Enantio-conversion of chiral mixtures via optical pumping

TL;DR

This paper proposes a novel optical pumping method using a five-level model to achieve efficient enantio-conversion of chiral molecules, working robustly under typical experimental conditions.

Contribution

It introduces a new five-level double-Delta model approach for enantio-conversion that is robust to decoherence and does not require precise pulse control.

Findings

Achieves highly efficient enantio-conversion in gas-phase experiments.

Works effectively despite decoherence and pulse imperfections.
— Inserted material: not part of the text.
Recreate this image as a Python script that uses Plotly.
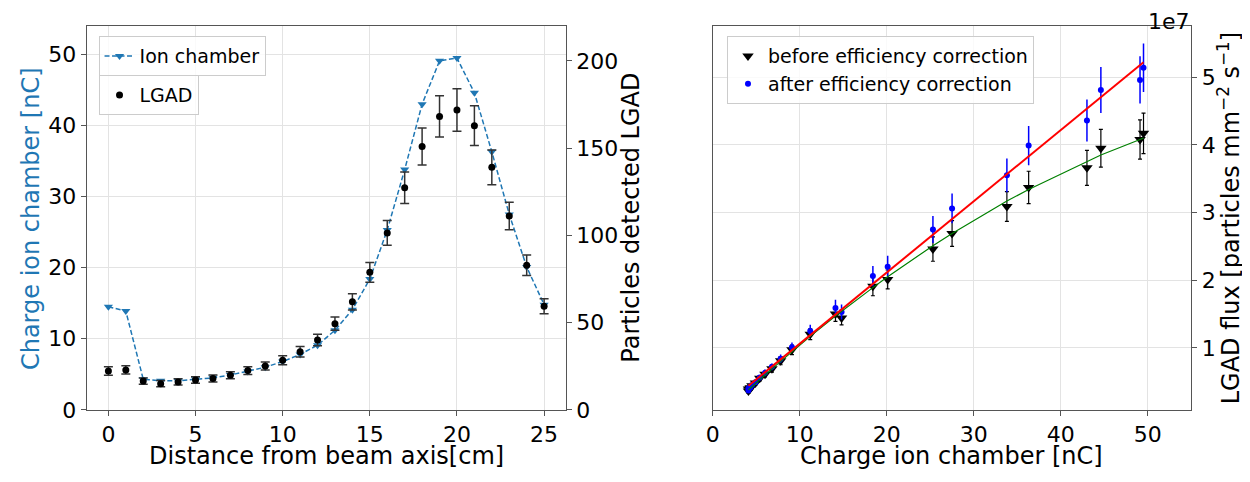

Provides a promising technique for future enantio-conversion applications.

Abstract

Enantio-conversion with the help of electromagnetic fields is an essential issue due to the chirality-dependence of many chemical, biological, and pharmaceutical processes. Here, we propose a method for this issue based on a five-level double-$\Delta$ model of chiral molecules. By utilizing the breaking of left-right symmetry in the two $\Delta$-type sub-structures, we can establish the chiral-state-selective excitation with one chiral ground state being excited to an achiral excited state and the other one being undisturbed. In the meanwhile, the achiral excited state will relax to the two chiral ground states. The two effects simultaneously acting on the chiral mixtures can convert molecules of different chiralities to the ones of the same chirality, i.e., the enantio-conversion via optical pumping. With typical parameters in gas-phase experiments, we numerically show that highly efficient enantio-conversion can be achieved. Our method works in the appearance of decoherences and without the precise control of pulse-durations (pulse-areas) and/or pulse-shapes. These advantages offer it promising features in promoting the future exploring of enantio-conversion.